Sure, but it also generally means large quantities of those (regarding email I don't think 30k qualifies as large quantities).
My personal definition would be that the messages were sent without any thought if the audience might be interested in the content and that does not appear to be the case here.
If your personal definition is that every email you receive ,that you did not ask for in some way yourself, is spam then thats ok. But as a general definition thats a bit strict.
I'm just trying to differentiate between this guy who is sending 30k emails to people that might likely be interested in his business and some viagra seller that sends ten million emails a day to any address he can get his hands on.
What is the barrel of wine in your analogy? Your personal inbox or email as a whole?
I don't think my inbox would be ruined by a single email from that particular guy.
As I replied in another place here: It depends on what you define as bulk.
My personal definition is what matters to me and everybody is free to have their own.
No, your personal definition doesn't matter. If you buy/scrape a list of email addresses, and send to ANY of those addresses, that's spam. I work for an email marketing software company. That's the definition used in the industry. >0 unrequested emails is spam.
If you've never spoken to this person before, you have no business relationship with them, and they have not opted in to receive mail from you, you are an email spammer.
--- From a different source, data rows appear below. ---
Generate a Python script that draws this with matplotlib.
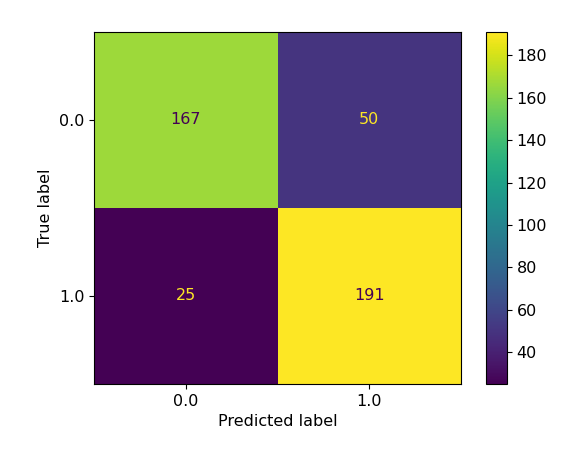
import numpy as np
import matplotlib
matplotlib.use("Agg")
import matplotlib.pyplot as plt

labels = ["0.0", "1.0"]
cm = np.array([[167, 50],
               [25, 191]])
cbar_ticks = [40, 60, 80, 100, 120, 140, 160, 180]

FS = 11.5
W, H = 570, 453
fig = plt.figure(figsize=(W / 100, H / 100), dpi=100)
ax = fig.add_axes([94 / W, (H - 384) / H, 367 / W, 352 / H])
cax = fig.add_axes([486 / W, (H - 384) / H, 21 / W, 352 / H])

cmap = plt.get_cmap("viridis")
im = ax.imshow(cm, cmap=cmap, interpolation="nearest", aspect="auto")
vmin, vmax = cm.min(), cm.max()
thresh = (vmax + vmin) / 2.0
for i in range(cm.shape[0]):
    for j in range(cm.shape[1]):
        color = cmap(0.0) if cm[i, j] > thresh else cmap(1.0)
        ax.text(j, i, str(cm[i, j]), ha="center", va="center", color=color, fontsize=FS)

ax.set_xticks(range(len(labels)))
ax.set_xticklabels(labels)
ax.set_yticks(range(len(labels)))
ax.set_yticklabels(labels)
ax.set_xlabel("Predicted label", fontsize=FS)
ax.set_ylabel("True label", fontsize=FS)
ax.tick_params(labelsize=FS)

cb = fig.colorbar(im, cax=cax)
cb.set_ticks(cbar_ticks)
cb.ax.tick_params(labelsize=FS)

fig.savefig("out.png", dpi=100)
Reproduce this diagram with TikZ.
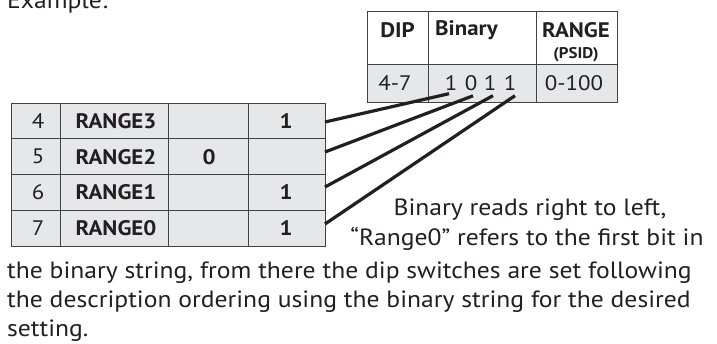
\documentclass[tikz,border=0pt]{standalone}
\usepackage{fontspec}
\setmainfont[FakeStretch=1.09]{PT Sans}
\usetikzlibrary{positioning}
\definecolor{cellgray}{HTML}{E6E7E8}
\definecolor{ink}{HTML}{231F20}

\begin{document}
\begin{tikzpicture}[x=1pt,y=-1pt]
	\tikzstyle{every node}=[font=\fontsize{21}{25}\selectfont, text=ink, inner sep=0pt]
	\tikzstyle{bold}=[font=\fontsize{21}{25}\selectfont\bfseries]
	\tikzstyle{txt}=[font=\fontsize{23.5}{28}\selectfont, anchor=base west]
	\tikzstyle{grid}=[line width=0.8pt, draw=ink!85]
	\tikzstyle{wire}=[line width=3.2pt, draw=ink]
	\useasboundingbox (0,0) rectangle (717,344);
	\node [txt] (title) at (7,9) {Example:};
	% top table
	\fill [cellgray] (367,64) rectangle (617,102);
	\draw [grid] (367,11) rectangle (617,102);
	\draw [grid] (367,64) -- (617,64);
	\draw [grid] (428,11) -- (428,102);
	\draw [grid] (536,11) -- (536,102);
	\node [bold] (hdip) at (397.5,30) {DIP};
	\node [bold, anchor=west] (hbin) at (435,30) {Binary};
	\node [bold] (hrange) at (576,30) {RANGE};
	\node [font=\fontsize{15.5}{18}\selectfont\bfseries] (hpsid) at (576,55) {(PSID)};
	\node (dip) at (395,83) {4-7};
	\node (b3) at (451,83) {1};
	\node (b2) at (471,83) {0};
	\node (b1) at (490,83) {1};
	\node (b0) at (510,83) {1};
	\node (range) at (574,83) {0-100};
	% left table
	\fill [cellgray] (11,103) rectangle (325,246);
	\draw [grid] (11,103) rectangle (325,246);
	\foreach \y in {138.75,174.5,210.25}
		\draw [grid] (11,\y) -- (325,\y);
	\foreach \x in {60,168,248}
		\draw [grid] (\x,103) -- (\x,246);
	\foreach \n/\name/\z/\o [count=\i from 0] in {4/RANGE3//1, 5/RANGE2/0/, 6/RANGE1//1, 7/RANGE0//1} {
		\node (n\n) at (38,121+35.75*\i) {\n};
		\node [bold] (r\n) at (116,121+35.75*\i) {\name};
		\node [bold] (z\n) at (209,121+35.75*\i) {\z};
		\node [bold] (o\n) at (286,121+35.75*\i) {\o};
	}
	% wires from the rows to the bits
	\coordinate (s4) at (325,122);
	\coordinate (s5) at (325,152);
	\coordinate (s6) at (325,187);
	\coordinate (s7) at (325,224);
	\coordinate (e3) at ([xshift=-2pt,yshift=-3pt]b3.south);
	\coordinate (e2) at ([xshift=2pt,yshift=-5pt]b2.south);
	\coordinate (e1) at ([xshift=3pt,yshift=-5pt]b1.south);
	\coordinate (e0) at ([xshift=5pt,yshift=-5pt]b0.south);
	\draw [wire] (s4) -- (e3);
	\draw [wire] (s5) -- (e2);
	\draw [wire] (s6) -- (e1);
	\draw [wire] (s7) -- (e0);
	% note
	\node [txt, anchor=base] (p1) at (530,216) {Binary reads right to left,};
	\node [txt, anchor=base] (p2) at (527,246) {“Range0” refers to the first bit in};
	\node [txt] (p3) at (7,279) {the binary string, from there the dip switches are set following};
	\node [txt] (p4) at (7,308) {the description ordering using the binary string for the desired};
	\node [txt] (p5) at (7,337) {setting.};
\end{tikzpicture}
\end{document}
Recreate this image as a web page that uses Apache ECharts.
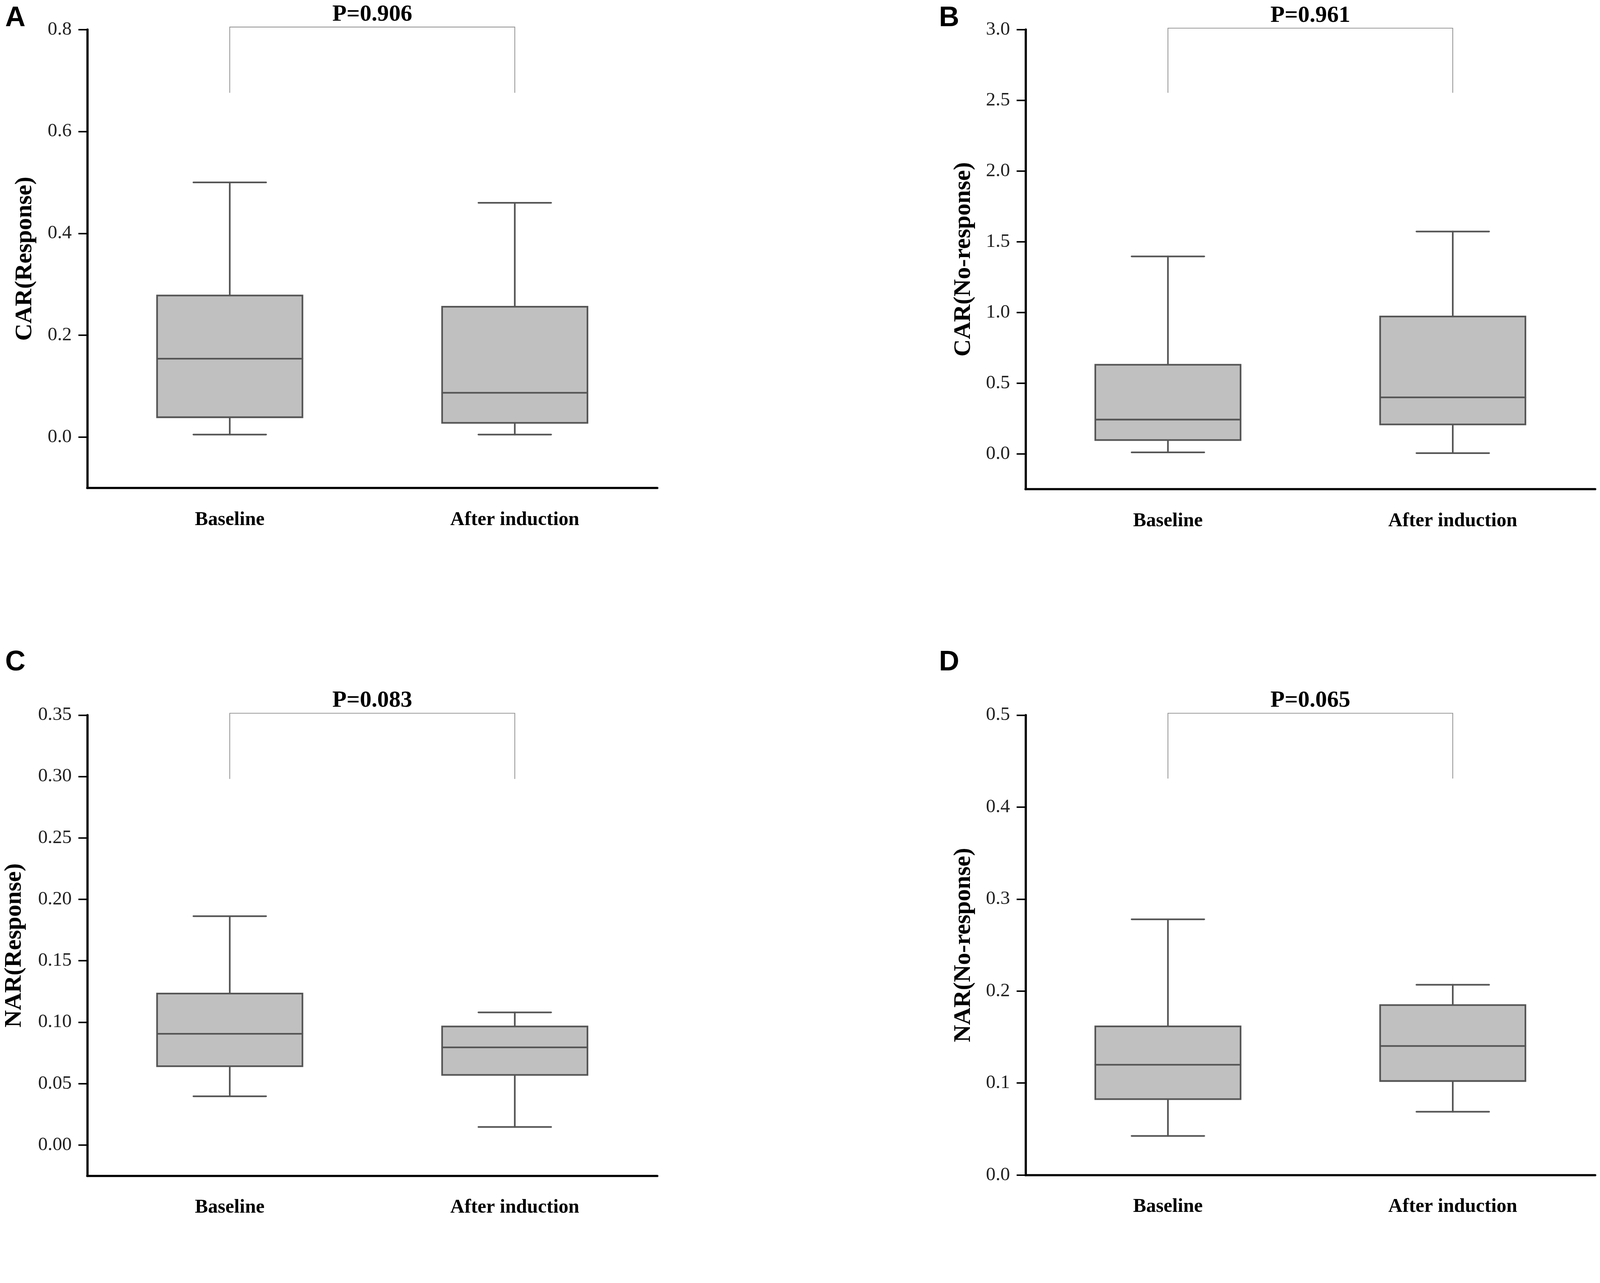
<!DOCTYPE html>
<html>
<head>
<meta charset="utf-8">
<script src="https://cdn.jsdelivr.net/npm/echarts@6/dist/echarts.min.js"></script>
<style>
  html, body { margin: 0; padding: 0; background: #fff; overflow: hidden; }
  #chart { width: 100vw; height: 100vh; }
</style>
</head>
<body>
<div id="chart"></div>
<script>
const categories = ['Baseline', 'After induction'];
const panelLetters = ['A', 'B', 'C', 'D'];
const yNames = ['CAR(Response)', 'CAR(No-response)', 'NAR(Response)', 'NAR(No-response)'];
const pLabels = ['P=0.906', 'P=0.961', 'P=0.083', 'P=0.065'];

// each group: [min, Q1, median, Q3, max]
const carResponse = [[0.005, 0.039, 0.154, 0.278, 0.500], [0.005, 0.028, 0.087, 0.256, 0.460]];
const carNoResponse = [[0.010, 0.097, 0.242, 0.630, 1.396], [0.005, 0.208, 0.399, 0.971, 1.572]];
const narResponse = [[0.0397, 0.0642, 0.0906, 0.1233, 0.1863], [0.0147, 0.0571, 0.0795, 0.0965, 0.108]];
const narNoResponse = [[0.0425, 0.0825, 0.1199, 0.1616, 0.278], [0.0688, 0.1022, 0.1403, 0.1847, 0.2068]];

// significance bracket: [top, end of legs]
const brackets = [[0.805, 0.676], [3.01, 2.553], [0.3515, 0.298], [0.502, 0.431]];

const yMins = [-0.1, -0.25, -0.025, 0];
const yMaxs = [0.8, 3.0, 0.35, 0.5];
const yTicks = [
    [0, 0.2, 0.4, 0.6, 0.8],
    [0, 0.5, 1.0, 1.5, 2.0, 2.5, 3.0],
    [0, 0.05, 0.10, 0.15, 0.20, 0.25, 0.30, 0.35],
    [0, 0.1, 0.2, 0.3, 0.4, 0.5]
];
const yDecimals = [1, 1, 2, 1];

const panels = [carResponse, carNoResponse, narResponse, narNoResponse];

// layout is designed for a 4328 x 3284 canvas and scaled to the real viewport
const container = document.getElementById('chart');
const s = Math.min(container.clientWidth / 4328, container.clientHeight / 3284);
const px = v => v * s;

const grids = [
    { left: 236, top: 80, width: 1542, height: 1240 },
    { left: 2774, top: 80, width: 1541, height: 1243 },
    { left: 236, top: 1934, width: 1542, height: 1246 },
    { left: 2774, top: 1934, width: 1541, height: 1244 }
].map(g => ({ left: px(g.left), top: px(g.top), width: px(g.width), height: px(g.height) }));
const nameGaps = [136, 134, 164, 134];
const letterPos = [[14, 12], [2540, 12], [14, 1754], [2540, 1754]];

const serif = 'Liberation Serif';
const boxColor = '#555555';

function renderBox(params, api) {
    const c = api.value(0);
    const pMin = api.coord([c, api.value(1)]);
    const pQ1 = api.coord([c, api.value(2)]);
    const pMed = api.coord([c, api.value(3)]);
    const pQ3 = api.coord([c, api.value(4)]);
    const pMax = api.coord([c, api.value(5)]);
    const band = api.size([1, 0])[0];
    const half = band * 0.255;
    const cap = half / 2;
    const x = pMin[0];
    const st = { stroke: boxColor, lineWidth: px(4.5), lineCap: 'round' };
    return {
        type: 'group',
        children: [
            { type: 'line', shape: { x1: x, y1: pMax[1], x2: x, y2: pQ3[1] }, style: st },
            { type: 'line', shape: { x1: x - cap, y1: pMax[1], x2: x + cap, y2: pMax[1] }, style: st },
            { type: 'line', shape: { x1: x, y1: pQ1[1], x2: x, y2: pMin[1] }, style: st },
            { type: 'line', shape: { x1: x - cap, y1: pMin[1], x2: x + cap, y2: pMin[1] }, style: st },
            {
                type: 'rect',
                shape: { x: x - half, y: pQ3[1], width: half * 2, height: pQ1[1] - pQ3[1] },
                style: { fill: '#c0c0c0', stroke: boxColor, lineWidth: px(4.5) }
            },
            { type: 'line', shape: { x1: x - half, y1: pMed[1], x2: x + half, y2: pMed[1] }, style: st }
        ]
    };
}

function makeBracketRenderer(k) {
    return function (params, api) {
        const a = api.coord([0, api.value(1)]);
        const b = api.coord([1, api.value(1)]);
        const leg = api.coord([0, api.value(2)])[1];
        return {
            type: 'group',
            children: [
                {
                    type: 'polyline',
                    shape: { points: [[a[0], leg], a, b, [b[0], leg]] },
                    style: { stroke: '#8c8c8c', lineWidth: px(2), fill: null }
                },
                {
                    type: 'text',
                    x: (a[0] + b[0]) / 2,
                    y: a[1] - px(2),
                    style: {
                        text: pLabels[k],
                        align: 'center',
                        verticalAlign: 'bottom',
                        fontFamily: serif,
                        fontWeight: 'bold',
                        fontSize: px(63),
                        fill: '#000'
                    }
                }
            ]
        };
    };
}

const option = {
    backgroundColor: '#fff',
    animation: false,
    title: panelLetters.map((t, i) => ({
        text: t,
        left: px(letterPos[i][0]),
        top: px(letterPos[i][1]),
        padding: 0,
        textStyle: { fontFamily: 'Liberation Sans', fontWeight: 'bold', fontSize: px(76), color: '#000' }
    })),
    grid: grids,
    xAxis: grids.map((g, i) => ({
        gridIndex: i,
        type: 'category',
        data: categories,
        boundaryGap: true,
        axisLine: { onZero: false, lineStyle: { color: '#000', width: px(6) } },
        axisTick: { alignWithLabel: true, length: px(24), lineStyle: { color: '#000', width: px(4) } },
        axisLabel: { margin: px(60), fontFamily: serif, fontWeight: 'bold', fontSize: px(53), color: '#000' },
        splitLine: { show: false }
    })),
    yAxis: grids.map((g, i) => ({
        gridIndex: i,
        type: 'value',
        min: yMins[i],
        max: yMaxs[i],
        axisLine: { show: true, onZero: false, lineStyle: { color: '#000', width: px(6) } },
        axisTick: { show: true, customValues: yTicks[i], length: px(24), lineStyle: { color: '#000', width: px(4) } },
        axisLabel: {
            customValues: yTicks[i],
            formatter: v => Number(v).toFixed(yDecimals[i]),
            margin: px(42),
            fontFamily: serif,
            fontSize: px(52),
            color: '#222'
        },
        splitLine: { show: false },
        name: yNames[i],
        nameLocation: 'middle',
        nameRotate: 90,
        nameGap: px(nameGaps[i]),
        nameTextStyle: { fontFamily: serif, fontWeight: 'bold', fontSize: px(65), color: '#000' }
    })),
    series: []
};

panels.forEach((groups, i) => {
    option.series.push({
        type: 'custom',
        xAxisIndex: i,
        yAxisIndex: i,
        clip: false,
        renderItem: renderBox,
        encode: { x: 0, y: [1, 2, 3, 4, 5] },
        data: groups.map((d, j) => [j].concat(d))
    });
    option.series.push({
        type: 'custom',
        xAxisIndex: i,
        yAxisIndex: i,
        clip: false,
        renderItem: makeBracketRenderer(i),
        encode: { x: 0, y: [1, 2] },
        data: [[0, brackets[i][0], brackets[i][1]]]
    });
});

const chart = echarts.init(container);
chart.setOption(option);
window.onresize = () => chart.resize();
</script>
</body>
</html>
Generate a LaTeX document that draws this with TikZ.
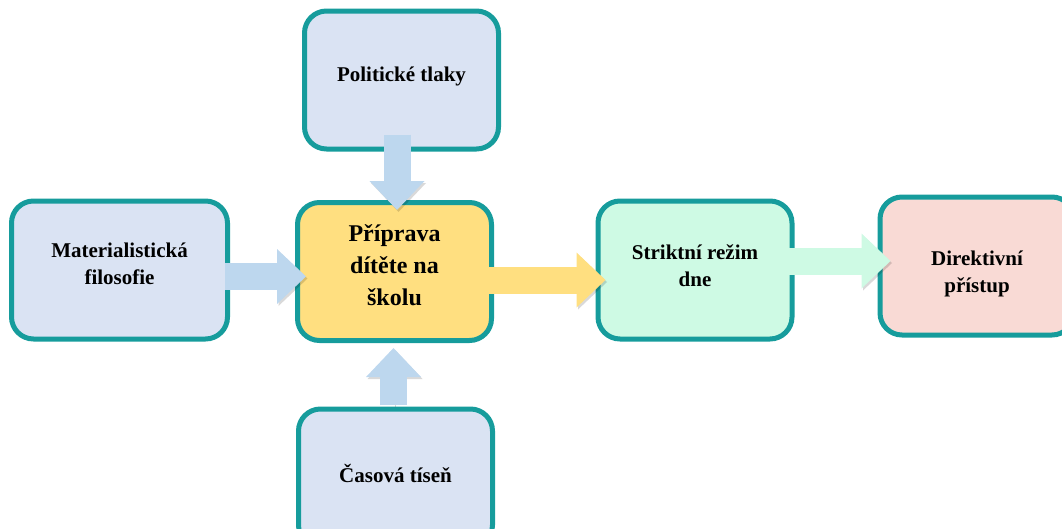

You can mince words if you have to to sleep easy at night, but this behavior is wrong.
The author of the article did something shady and you are defending him.
Have you considered that this type of marketing is actually counterproductive? If a company spams me, and I notice it, it's guaranteed that I will avoid them like the plague, regardless of how good their service is. This is poisoning the well. It might get >5% of the people spammed interested, but what if the other 95%?
Working for an email marketing company you will aknowledge that something like "email marketing" exists. So there is a way to do this right.
Maybe I haven't read TFA closely enough, but I didn't see him mentioning scraping or buying the emails. Maybe that was implied by the number IDK.
Initially I just replied to a comment mentioning 4% signup rate and categorizing that as spam, while I thought that rate looks actually quite good. It kind of escalated from there :)
Email marketing can also include newsletters and emails to existing customers (in fact, the latter is the vast majority of the "email marketing" I receive).
Of the two above, the latter is probably the spammiest, and might technically count as "spam" since they're unsolicited, but they're generally (in my opinion) targeted sufficiently well enough to be acceptable/tolerable. In excess, though, they can quickly cross that line into being unquestionably spam.